Anyway I did manage to get out a bit before the lurgy struck me and one of the highlights was a visit to Paisley Abbey. Paisley is a town near Glasgow famous for its weaving and paisley shawls. Also for David Tennant, Tom Conti and King Robert II of Scotland. Paisley Abbey was set up by the monks from Much Wenlock and was the first of two Clunaic sites in Scotland.
It is seeped in history as many of the Stewarts lived there and you can see their tombs. One of them married the daughter of Robert the Bruce in 1315. She unfortunately died in a riding accident but her unborn child was saved.
He became Robert II, a forefather of our present Queen. Also important in Scottish history was William Wallace who was educated in Paisley Abbey. There is a stained glass window to commemorate him.
In Glasgow itself we visited Glasgow Cathedral which is beside the Royal Infirmary. It was built in the 12th century and is an example of Scottish Gothic architecture, the only medieval cathedral to survive the Reformation. In the crypt is St Mungo’s tomb as described by Walter Scott in ‘Rob Roy’.

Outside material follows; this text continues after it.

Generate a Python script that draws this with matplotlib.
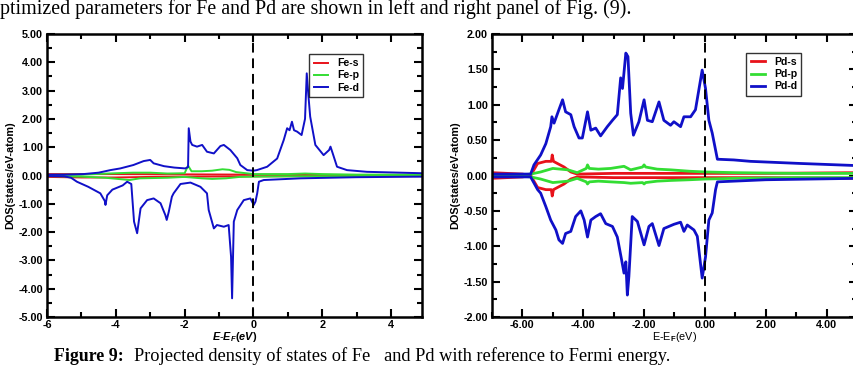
import matplotlib
matplotlib.use("Agg")
import matplotlib.pyplot as plt
from matplotlib.ticker import MultipleLocator, FormatStrFormatter

plt.rcParams['font.family'] = ['Liberation Sans', 'DejaVu Sans']
plt.rcParams['font.weight'] = 'bold'
plt.rcParams['mathtext.fontset'] = 'custom'
plt.rcParams['mathtext.rm'] = 'Liberation Sans:bold'
plt.rcParams['mathtext.it'] = 'Liberation Sans:italic:bold'
plt.rcParams['mathtext.bf'] = 'Liberation Sans:bold'

RED = '#e8121a'
GREEN = '#33dd33'
BLUE = '#1010c8'
FS = 7.8

# ---- Fe (left panel) ----
fe_d_up_e = [-6.0, -5.5, -4.94, -4.5, -4.16, -3.87, -3.49, -3.19, -3.0, -2.9, -2.6, -2.3, -1.98,
             -1.9, -1.88, -1.83, -1.78, -1.64, -1.49, -1.35, -1.15, -0.96, -0.86, -0.67, -0.47,
             -0.38, -0.18, 0.0, 0.1, 0.4, 0.69, 0.88, 0.98, 1.05, 1.12, 1.18, 1.27, 1.4, 1.5, 1.55,
             1.6, 1.65, 1.8, 2.04, 2.2, 2.24, 2.3, 2.43, 2.72, 3.3, 4.27, 4.9]
fe_d_up = [0.03, 0.03, 0.05, 0.1, 0.19, 0.25, 0.37, 0.51, 0.55, 0.43, 0.33, 0.28, 0.25,
           0.3, 1.67, 1.2, 1.08, 1.02, 1.08, 0.84, 0.78, 1.04, 1.08, 0.9, 0.61,
           0.37, 0.19, 0.17, 0.19, 0.31, 0.6, 1.25, 1.67, 1.6, 1.9, 1.6, 1.55, 1.43, 2.0, 3.61,
           2.8, 2.08, 1.08, 0.72, 0.9, 1.02, 0.8, 0.31, 0.19, 0.13, 0.1, 0.08]

fe_d_dn_e = [-6.0, -5.5, -5.3, -5.13, -4.8, -4.45, -4.32, -4.3, -4.25, -4.1, -3.8, -3.67, -3.55,
             -3.47, -3.38, -3.28, -3.09, -2.9, -2.7, -2.56, -2.52, -2.46, -2.37, -2.32, -2.12,
             -1.83, -1.54, -1.35, -1.3, -1.15, -1.06, -0.86, -0.72, -0.65, -0.62, -0.57, -0.47,
             -0.28, -0.09, 0.01, 0.06, 0.11, 0.16, 0.3, 1.37, 3.0, 4.9]
fe_d_dn = [-0.02, -0.03, -0.08, -0.22, -0.4, -0.63, -0.9, -1.04, -0.7, -0.5, -0.35, -0.22, -0.3,
           -1.63, -2.04, -1.16, -0.87, -0.81, -0.98, -1.4, -1.57, -1.28, -0.75, -0.63, -0.3,
           -0.25, -0.4, -0.63, -1.22, -1.87, -1.75, -1.81, -1.75, -2.87, -4.34, -1.63, -1.22,
           -0.87, -0.81, -1.04, -0.92, -0.63, -0.22, -0.16, -0.1, -0.06, -0.04]

fe_p_up_e = [-6.0, -5.0, -4.0, -3.5, -3.0, -2.5, -2.0, -1.9, -1.8, -1.5, -1.2, -0.9, -0.7, -0.5,
             0.0, 1.0, 1.5, 2.0, 3.0, 4.9]
fe_p_up = [0.02, 0.03, 0.08, 0.1, 0.1, 0.07, 0.08, 0.35, 0.15, 0.15, 0.17, 0.22, 0.2, 0.12,
           0.05, 0.05, 0.07, 0.05, 0.03, 0.03]
fe_p_dn_e = [-6.0, -5.0, -4.3, -3.6, -3.3, -2.5, -2.0, -1.5, -1.2, -0.8, -0.4, 0.0, 1.0, 4.9]
fe_p_dn = [-0.02, -0.04, -0.08, -0.16, -0.1, -0.08, -0.05, -0.1, -0.12, -0.1, -0.05, -0.04,
           -0.03, -0.02]

fe_s_up_e = [-6.0, -4.0, -2.0, 0.0, 2.0, 4.9]
fe_s_up = [0.05, 0.05, 0.04, 0.03, 0.02, 0.02]
fe_s_dn_e = [-6.0, -5.0, -4.0, -3.0, -2.0, 0.0, 2.0, 4.9]
fe_s_dn = [-0.05, -0.07, -0.07, -0.05, -0.04, -0.03, -0.02, -0.02]

# ---- Pd (right panel) ----
pd_d_up_e = [-7.0, -6.5, -6.0, -5.73, -5.62, -5.4, -5.23, -5.07, -5.03, -4.96, -4.8, -4.68,
             -4.58, -4.41, -4.3, -4.14, -4.03, -3.86, -3.75, -3.59, -3.43, -3.21, -3.04, -2.88,
             -2.77, -2.71, -2.6, -2.53, -2.44, -2.35, -2.17, -2.0, -1.89, -1.73, -1.51, -1.35,
             -1.13, -1.02, -0.8, -0.69, -0.47, -0.31, -0.09, 0.02, 0.13, 0.24, 0.41, 0.95, 1.5,
             3.14, 5.0]
pd_d_up = [0.02, 0.02, 0.02, 0.02, 0.15, 0.29, 0.45, 0.69, 0.83, 0.74, 0.93, 1.07,
           0.9, 0.86, 0.69, 0.53, 0.53, 0.9, 0.64, 0.67, 0.56, 0.69, 0.78, 0.86,
           1.38, 1.23, 1.73, 1.68, 0.88, 0.57, 0.76, 1.07, 0.78, 0.76, 1.04, 0.78,
           0.71, 0.76, 0.69, 0.83, 0.83, 0.93, 1.49, 1.23, 0.78, 0.6, 0.23, 0.22, 0.2,
           0.17, 0.14]

pd_d_dn_e = [-7.0, -6.0, -5.73, -5.5, -5.4, -5.23, -5.07, -4.9, -4.8, -4.68, -4.58, -4.41,
             -4.25, -4.08, -3.97, -3.86, -3.75, -3.59, -3.43, -3.26, -3.04, -2.88, -2.74,
             -2.66, -2.6, -2.55, -2.5, -2.39, -2.22, -2.0, -1.84, -1.73, -1.51, -1.35, -1.02,
             -0.8, -0.69, -0.58, -0.36, -0.25, -0.09, 0.02, 0.13, 0.24, 0.35, 0.41, 2.0, 5.0]
pd_d_dn = [-0.02, -0.02, -0.02, -0.2, -0.25, -0.44, -0.63, -0.77, -0.91, -0.96, -0.82, -0.79,
           -0.58, -0.5, -0.63, -0.87, -0.63, -0.58, -0.54, -0.68, -0.72, -0.87, -1.19,
           -1.38, -1.22, -1.69, -1.43, -0.58, -0.65, -0.98, -0.72, -0.68, -0.99, -0.75, -0.69,
           -0.66, -0.79, -0.7, -0.77, -0.86, -1.45, -1.15, -0.63, -0.53, -0.2, -0.09, -0.06,
           -0.04]

pd_s_up_e = [-7.0, -6.0, -5.73, -5.5, -5.23, -5.05, -5.02, -4.98, -4.85, -4.63, -4.41, -4.2,
             -3.0, -2.0, -1.0, 0.0, 2.0, 5.0]
pd_s_up = [0.04, 0.02, 0.0, 0.17, 0.2, 0.2, 0.29, 0.2, 0.17, 0.12, 0.05, 0.02,
           0.03, 0.03, 0.03, 0.03, 0.03, 0.04]
pd_s_dn_e = pd_s_up_e
pd_s_dn = [-0.04, -0.02, 0.0, -0.17, -0.2, -0.2, -0.29, -0.2, -0.17, -0.12, -0.05, -0.02,
           -0.03, -0.03, -0.03, -0.03, -0.03, -0.04]

pd_p_up_e = [-7.0, -6.0, -5.73, -5.4, -5.0, -4.5, -4.2, -3.9, -3.86, -3.8, -3.5, -3.1, -2.66,
             -2.44, -2.05, -2.0, -1.95, -1.57, -1.13, -0.5, 0.0, 1.0, 3.0, 5.0]
pd_p_up = [0.01, 0.01, 0.02, 0.05, 0.1, 0.08, 0.04, 0.1, 0.15, 0.1, 0.09, 0.1, 0.13,
           0.08, 0.12, 0.15, 0.12, 0.09, 0.08, 0.06, 0.05, 0.04, 0.03, 0.03]
pd_p_dn_e = pd_p_up_e
pd_p_dn = [-0.01, -0.01, -0.02, -0.05, -0.1, -0.08, -0.04, -0.09, -0.12, -0.09, -0.08,
           -0.09, -0.1, -0.11, -0.1, -0.12, -0.1, -0.08, -0.07, -0.06, -0.05, -0.04, -0.03,
           -0.03]


def style_axes(ax, xlim, ylim, xmaj, ymaj, xfmt, yfmt):
    ax.set_xlim(*xlim)
    ax.set_ylim(*ylim)
    ax.xaxis.set_major_locator(MultipleLocator(xmaj))
    ax.xaxis.set_minor_locator(MultipleLocator(xmaj / 2))
    ax.yaxis.set_major_locator(MultipleLocator(ymaj))
    ax.yaxis.set_minor_locator(MultipleLocator(ymaj / 2))
    ax.xaxis.set_major_formatter(FormatStrFormatter(xfmt))
    ax.yaxis.set_major_formatter(FormatStrFormatter(yfmt))
    ax.tick_params(which='both', direction='in', top=True, right=True, width=1.5,
                   labelsize=FS, pad=3)
    ax.tick_params(axis='x', pad=2.5)
    ax.tick_params(which='major', length=6)
    ax.tick_params(which='minor', length=3.5)
    for s in ax.spines.values():
        s.set_linewidth(1.8)
    ax.axvline(0, color='black', lw=1.4, ls=(0, (5, 3)), zorder=5)
    ax.set_ylabel('DOS(states/eV-atom)', fontsize=FS, fontweight='bold', labelpad=2)


def add_legend(ax, anchor):
    leg = ax.legend(loc='upper right', bbox_to_anchor=anchor, fontsize=7.6, frameon=True,
                    fancybox=False, edgecolor='black', handlelength=1.4, handletextpad=0.8,
                    borderpad=0.4, labelspacing=0.2, borderaxespad=0)
    leg.get_frame().set_linewidth(1.0)


fig = plt.figure(figsize=(8.54, 3.66), dpi=100)
ax1 = fig.add_axes([47 / 854, 49 / 366, 375 / 854, 283 / 366])
ax2 = fig.add_axes([492 / 854, 49 / 366, 365 / 854, 283 / 366])

ax1.plot(fe_s_up_e, fe_s_up, color=RED, lw=1.4, label='Fe-s')
ax1.plot(fe_s_dn_e, fe_s_dn, color=RED, lw=1.4)
ax1.plot(fe_p_up_e, fe_p_up, color=GREEN, lw=1.4, label='Fe-p')
ax1.plot(fe_p_dn_e, fe_p_dn, color=GREEN, lw=1.4)
ax1.plot(fe_d_up_e, fe_d_up, color=BLUE, lw=1.4, label='Fe-d')
ax1.plot(fe_d_dn_e, fe_d_dn, color=BLUE, lw=1.4)
style_axes(ax1, (-6, 4.9), (-5, 5), 2, 1, '%d', '%.2f')
ax1.set_xlabel('$E$-$E_F$$(eV)$', fontsize=FS, labelpad=0)
add_legend(ax1, (0.843, 0.929))

ax2.plot(pd_s_up_e, pd_s_up, color=RED, lw=2, label='Pd-s')
ax2.plot(pd_s_dn_e, pd_s_dn, color=RED, lw=2)
ax2.plot(pd_p_up_e, pd_p_up, color=GREEN, lw=2, label='Pd-p')
ax2.plot(pd_p_dn_e, pd_p_dn, color=GREEN, lw=2)
ax2.plot(pd_d_up_e, pd_d_up, color=BLUE, lw=2, label='Pd-d')
ax2.plot(pd_d_dn_e, pd_d_dn, color=BLUE, lw=2)
style_axes(ax2, (-7, 5), (-2, 2), 2, 0.5, '%.2f', '%.2f')
ax2.set_xlabel('E-E$_\\mathrm{F}$(eV)', fontsize=FS, labelpad=0)
add_legend(ax2, (0.847, 0.933))

serif = ['Liberation Serif', 'DejaVu Serif']
fig.text(0.0, 1 - 14 / 366, 'ptimized parameters for Fe and Pd are shown in left and right panel of Fig. (9).',
         family=serif, fontweight='normal', fontsize=14.4, va='baseline', ha='left')
fig.text(54 / 854, 1 - 361 / 366, 'Figure 9:', family=serif, fontweight='bold',
         fontsize=12.9, va='baseline', ha='left')
fig.text(134 / 854, 1 - 361 / 366, 'Projected density of states of Fe   and Pd with reference to Fermi energy.',
         family=serif, fontweight='normal', fontsize=13.2, va='baseline', ha='left')

fig.savefig('out.png', dpi=100)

Almost next door is the oldest house in Glasgow, the Provand’s Lordship from 1471. It is the only medieval house to survive the extensive clearances in Castle Street.
I was surprised to see on my return the damage done by the incredibly cold weather we had in January and February. Flying towards Lyon the landscape looked like the end of a hot dry August. The grass is brown and the shrubs have been scorched. We have lost all the daffodils in the garden but the tulips seem to be coming up. We’ve had a lovely week of sunny weather so hopefully Spring will poke her head above the parapet and the trees will green up soon.
So I’m glad to be home enjoying the warm sunshine and quiet of the village. Most of our neighbours have been away, just as well as I lost my voice for a week. Meanwhile I am lurking in the house this morning while Chris has gone riding without me. Chris, bless him, has worked like a Trojan both when I was away and in the week I have been back so I haven’t had to lift a finger. We go and feed our neighbour’s horses but all I do is stand in the sunshine and watch Chris heave forkfuls of hay about. He has also been busy at the gite doing all those jobs we don’t have time for in the summer.
Meanwhile I am like some delicate Victorian poet, taking to my bed on an afternoon. Instead of the spaniel Flush I have White Cat to keep me company. One thing is sure, if the weather continues like this I will not need to go to Florence to recuperate!